Our greenhouse has a bit of a question-mark hanging over it because we’re keen to keep getting away in the springtime, which is just at the time when we should be getting things going in there.
Long Hot Summer
Last year while we were away, an earlier than expected scorching spell of weather withered the young tomato plants and they never really recovered, so it was a lot of work and watering for a few handfuls of not so brilliant tomatoes.
This spring we were away so much that we didn’t put any plants in at all but we were glad of that later when it turned out to be a record-breaking hot, dry summer. They would have struggled to survive in the searing temperatures that can build up in the greenhouse.
The drip irrigation system that I rigged up a few years ago for when we go away has never been as successful as hand-watering would have been.
Shuffling Sheds
Most mornings this summer it was too hot to enjoy sitting out on our southeast-facing patio, so hot that on occasion, when I sat down to put my gardening shoes on, I’d lay down my gloves on edge of patio because the paving slabs were uncomfortably hot to sit on.
We realise that we need a shady corner where we can sit out, so our plan is to dismantle the greenhouse, move the shed down there then construct a simple shelter in its place that we can use in either sun or rain.
The Modern Greenhouse
When bought our house thirty-five years ago, we were offered the greenhouse as well (at a price of course!), so it’s going to be a wrench to let it go.
What I can’t bring myself to part with just yet is my dad’s book on The Modern Greenhouse, as I’d like to browse through it to get a bit of insight of what his ambitions were during my school and student days when he got so into growing under glass in his cedar-framed greenhouse that he had a second, leant-to, greenhouse built against the high Victorian brick wall adjacent to it.
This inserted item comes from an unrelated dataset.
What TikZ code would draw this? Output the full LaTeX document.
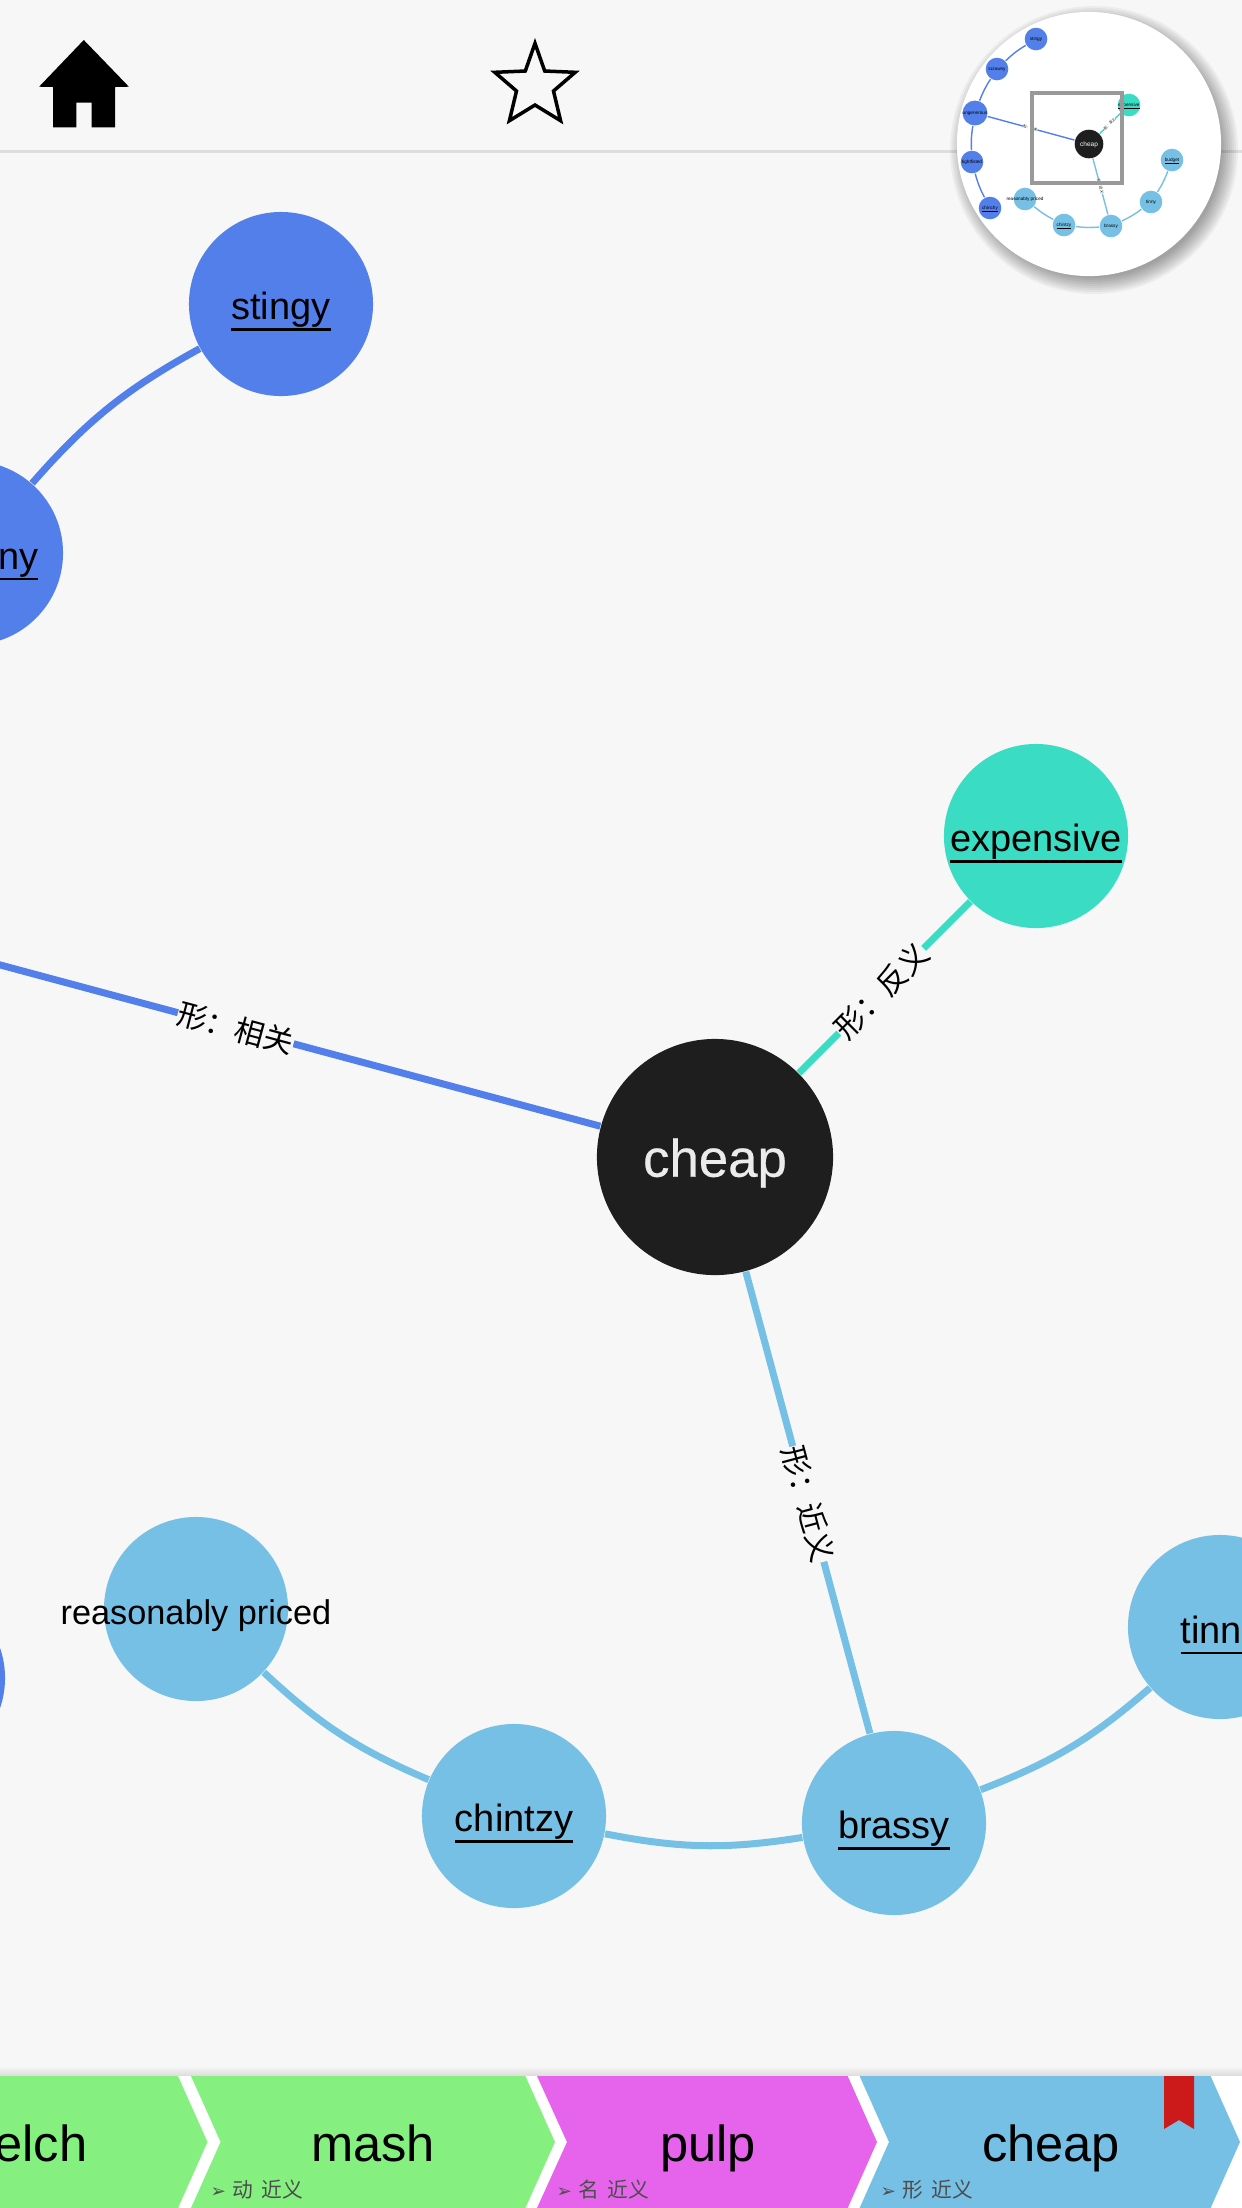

How up-to-date the book was in 1970, I’m not sure as my dad’s copy is the fourteenth edition of a book first published in 1938 and revised only once, in 1955.
My drawing of the potting bench (top) was made on my iPad in Adobe Draw, tracing from a photograph. I’d already reduced the photograph to pure black and white but I realised that I shouldn’t be too literal as I traced it, or it wouldn’t look like a pen and brush ink drawing, so I tried to be fairly free.